The leaked nine-page report, which has been condemned by both Democrats and Republicans, suggests that hot-button issues such as the economy, gun control and illegal immigration, and the first election of a black president, could serve as recruitment tools for white supremacist groups.

The report is entitled, “Rightwing Extremism: Current Economic and Political Climate Fueling Resurgence in Radicalization and Recruitment.” 

The report also suggests that veterans returning from Iraq and Afghanistan could be recruited by white supremacists or act as “lone wolf” terrorists, and the report draws parallels from the Gulf War and Oklahoma City bomber Timothy McVeigh, a U.S. Army veteran, to make that point. 

The report was read and approved by DHS secretary Janet Napolitano, who offered a semi-apology for offending veterans but has otherwise defended the report. 

Critics of the report have blasted its vague evaluations, such as a reference to “right-wing  extremist chatter” without citing sources, and its admittance that no “attack planning” has been documented.

U.S. Rep. Bennie Thompson, in a letter to Napolitano, said he was “dumbfounded” by the report and “disappointed and surprised” that it was sent to law enforcement agencies.

“This report appears to raise significant issues involving the privacy and civil liberties of many Americans, including war veterans,” said Thompson, who chairs the Department of Homeland Security Committee. 

The DHS report drew criticism from David Rehbein, national commander of the American Legion, who told Napolitano in a letter that McVeigh was only one of 42 million American veterans who have returned from war.

“The best that I can say about your recent report is that it is incomplete,” states the commander, suggesting a lack of “statistical evidence” regarding veterans who are returning home. 
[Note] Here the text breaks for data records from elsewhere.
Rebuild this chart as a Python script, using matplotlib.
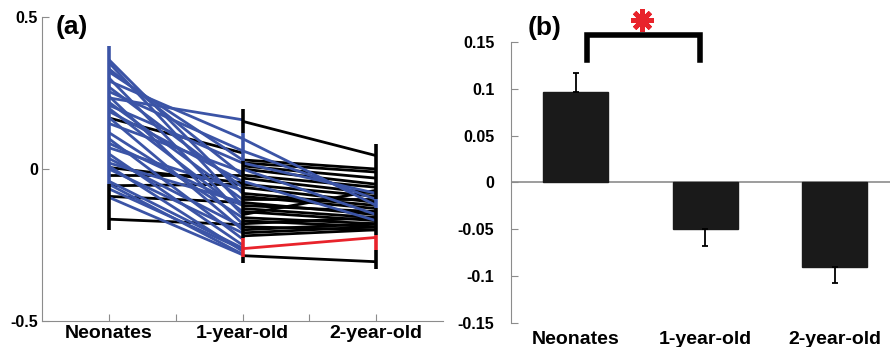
import numpy as np
import matplotlib.pyplot as plt

plt.rcParams['font.family'] = ['Liberation Sans', 'DejaVu Sans']
plt.rcParams['font.weight'] = 'bold'
plt.rcParams['axes.unicode_minus'] = False

BLUE = "#3b54a6"
RED = "#e8232b"
GREY = "#8c8c8c"

groups = ["Neonates", "1-year-old", "2-year-old"]

# --- panel (a): individual trajectories (start value, end value) ---
neo_1y_blue = [(0.36, -0.08), (0.35, -0.12), (0.33, -0.02), (0.32, 0.03), (0.30, -0.15),
               (0.29, 0.10), (0.27, -0.06), (0.255, 0.06), (0.24, -0.18), (0.234, 0.162),
               (0.22, -0.10), (0.21, 0.02), (0.20, -0.14), (0.19, -0.04), (0.17, -0.20),
               (0.15, -0.01), (0.12, -0.16), (0.10, -0.23), (0.085, -0.12), (0.07, -0.07),
               (0.05, -0.25), (0.035, -0.19), (0.02, -0.11), (0.01, -0.27), (0.0, -0.21),
               (-0.04, -0.26), (-0.05, -0.28), (-0.065, -0.264), (-0.093, -0.282)]
neo_1y_black = [(0.168, 0.053), (0.005, -0.045), (-0.02, -0.02), (-0.055, -0.05),
                (-0.09, -0.11), (-0.165, -0.183)]
y1_2y_blue = [(0.10, -0.12), (0.06, -0.10), (0.02, -0.08), (0.0, -0.15), (-0.04, -0.17)]
y1_2y_black = [(0.157, 0.044), (0.03, 0.0), (0.02, -0.01), (0.01, -0.03), (0.0, -0.05),
               (-0.02, -0.06), (-0.03, -0.08), (-0.05, -0.09), (-0.06, -0.11), (-0.08, -0.12),
               (-0.09, -0.13), (-0.10, -0.10), (-0.11, -0.15), (-0.12, -0.14), (-0.13, -0.16),
               (-0.14, -0.17), (-0.15, -0.07), (-0.16, -0.18), (-0.17, -0.19), (-0.18, -0.16),
               (-0.19, -0.20), (-0.20, -0.18), (-0.21, -0.19), (-0.22, -0.20), (-0.285, -0.305)]
y1_2y_red = [(-0.262, -0.225)]

# vertical spans at each age: (group index, top, bottom, colour)
spans = [(1, 0.405, -0.05, BLUE), (1, -0.05, -0.20, "black"),
         (2, 0.198, 0.118, "black"), (2, 0.118, 0.025, BLUE), (2, 0.025, -0.227, "black"),
         (2, -0.227, -0.288, RED), (2, -0.288, -0.31, "black"),
         (3, 0.082, -0.10, "black"), (3, -0.10, -0.128, BLUE), (3, -0.128, -0.216, "black"),
         (3, -0.216, -0.266, RED), (3, -0.266, -0.33, "black")]

# --- panel (b): group means ---
means = [0.097, -0.0495, -0.0897]
errs = [0.0196, 0.0185, 0.0173]

fig = plt.figure(figsize=(8.9, 3.47), dpi=100)

ax = fig.add_axes([0.0472, 0.0749, 0.4506, 0.876])
lw = 2.0
for segs, x0, col in [(neo_1y_black, 1, "black"), (y1_2y_black, 2, "black"),
                      (neo_1y_blue, 1, BLUE), (y1_2y_blue, 2, BLUE), (y1_2y_red, 2, RED)]:
    for a, b in segs:
        ax.plot([x0, x0 + 1], [a, b], color=col, lw=lw, solid_capstyle="butt")
for g, top, bot, col in spans:
    ax.plot([g, g], [top, bot], color=col, lw=2.6, solid_capstyle="butt")

ax.set_xlim(0.5, 3.5)
ax.set_ylim(-0.5, 0.5)
ax.set_xticks([1, 1.5, 2, 2.5, 3])
ax.set_xticklabels([groups[0], "", groups[1], "", groups[2]], fontsize=14, fontweight="bold")
ax.set_yticks([-0.5, 0, 0.5])
ax.set_yticklabels(["-0.5", "0", "0.5"], fontsize=11.5, fontweight="bold")
ax.tick_params(direction="in", length=5, color=GREY, pad=3)
for s in ["top", "right"]:
    ax.spines[s].set_visible(False)
for s in ["left", "bottom"]:
    ax.spines[s].set_color(GREY)
fig.text(0.0803, 0.921, "(a)", fontsize=19, fontweight="bold", ha="center", va="center")

bx = fig.add_axes([0.5742, 0.0692, 0.4258, 0.8098])
xs = np.arange(1, 4)
bx.bar(xs, means, width=0.5, color="#1a1a1a", edgecolor="#1a1a1a", zorder=2)
for x, m, e in zip(xs, means, errs):
    sign = 1 if m > 0 else -1
    bx.errorbar(x, m, yerr=[[0], [e]] if sign > 0 else [[e], [0]], color="black",
                lw=1.3, capsize=2.5, capthick=1.3, zorder=3)
bx.axhline(0, color=GREY, lw=1.2, zorder=1)
bx.set_xlim(0.5, 3.426)
bx.set_ylim(-0.15, 0.15)
bx.set_yticks([-0.15, -0.1, -0.05, 0, 0.05, 0.1, 0.15])
bx.set_yticklabels(["-0.15", "-0.1", "-0.05", "0", "0.05", "0.1", "0.15"],
                   fontsize=11.5, fontweight="bold")
bx.set_xticks(xs)
bx.set_xticklabels(groups, fontsize=14, fontweight="bold")
bx.tick_params(axis="y", direction="in", length=5, color=GREY, pad=12)
bx.tick_params(axis="x", length=0, pad=6)
for s in ["top", "right", "bottom"]:
    bx.spines[s].set_visible(False)
bx.spines["left"].set_color(GREY)

# significance bracket
bx.plot([1.09, 1.09, 1.96, 1.96], [0.131, 0.1575, 0.1575, 0.131], color="black",
        lw=4, clip_on=False, solid_joinstyle="miter")
bx.plot([1.51], [0.173], marker=(8, 2, 0), color=RED, ms=16, mew=3.4, clip_on=False)
fig.text(0.6124, 0.919, "(b)", fontsize=19, fontweight="bold", ha="center", va="center")

fig.savefig("out.png", dpi=100)
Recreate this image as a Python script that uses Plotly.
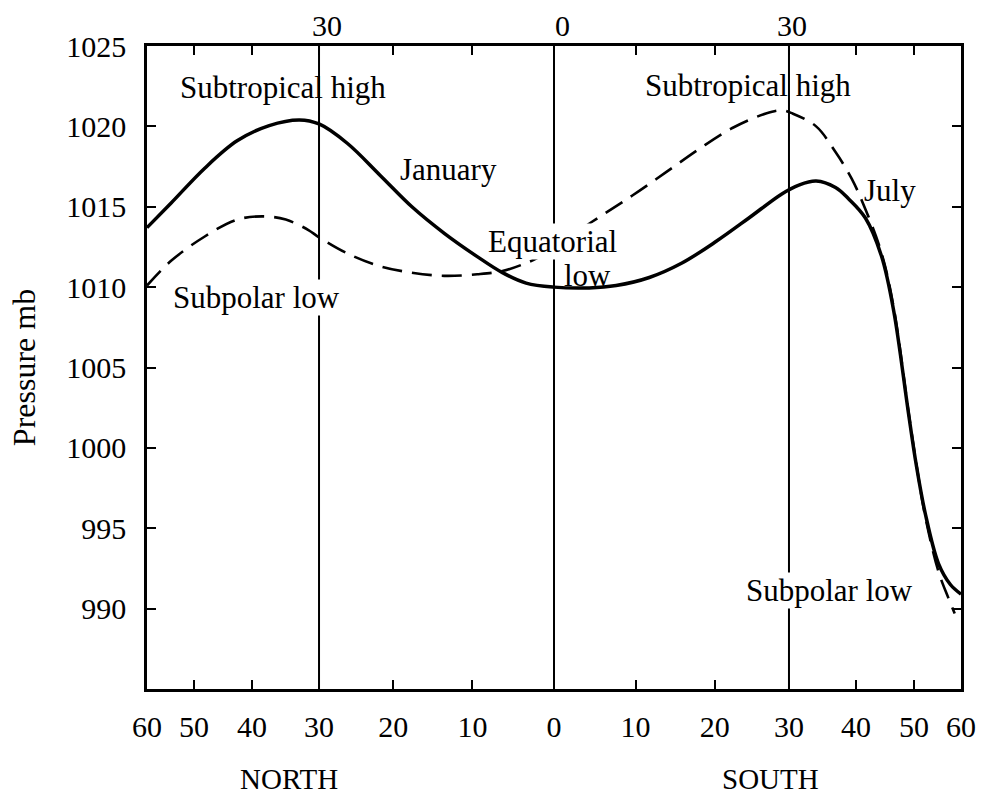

The report was also blasted by conservatives for its loose definition of “right-wing extremism,” which it divides into two groups: “hate-oriented,” based on hatred of religious groups or races, and “anti-government,” which favors state or local authority over federal authority.

The report also said “right-wing extremists” sometimes follow a single issue and cited opposition to abortion or immigration as two examples.

Napolitano has said those definitions could have been written more clearly.

Batesville resident Ron Hood, a politically active Republican, said the report uses criteria that describe thousands of Americans who demonstrated at the “tea party” demonstrations last week. 

“Using the criteria they used, George Washington, Thomas Jefferson and James Madison would all be considered domestic terrorists,” Hood said.

The DHS report parallels a similar document in Missouri, where the state’s Department of Public Safety issued an intelligence report about the “modern militia movement.”

 Missouri’s law enforcement agencies were advised that tell-tale signs of a dangerous militia member are anti-abortion and anti-immigration literature, and bumper stickers that demean the federal government and support third-party candidates.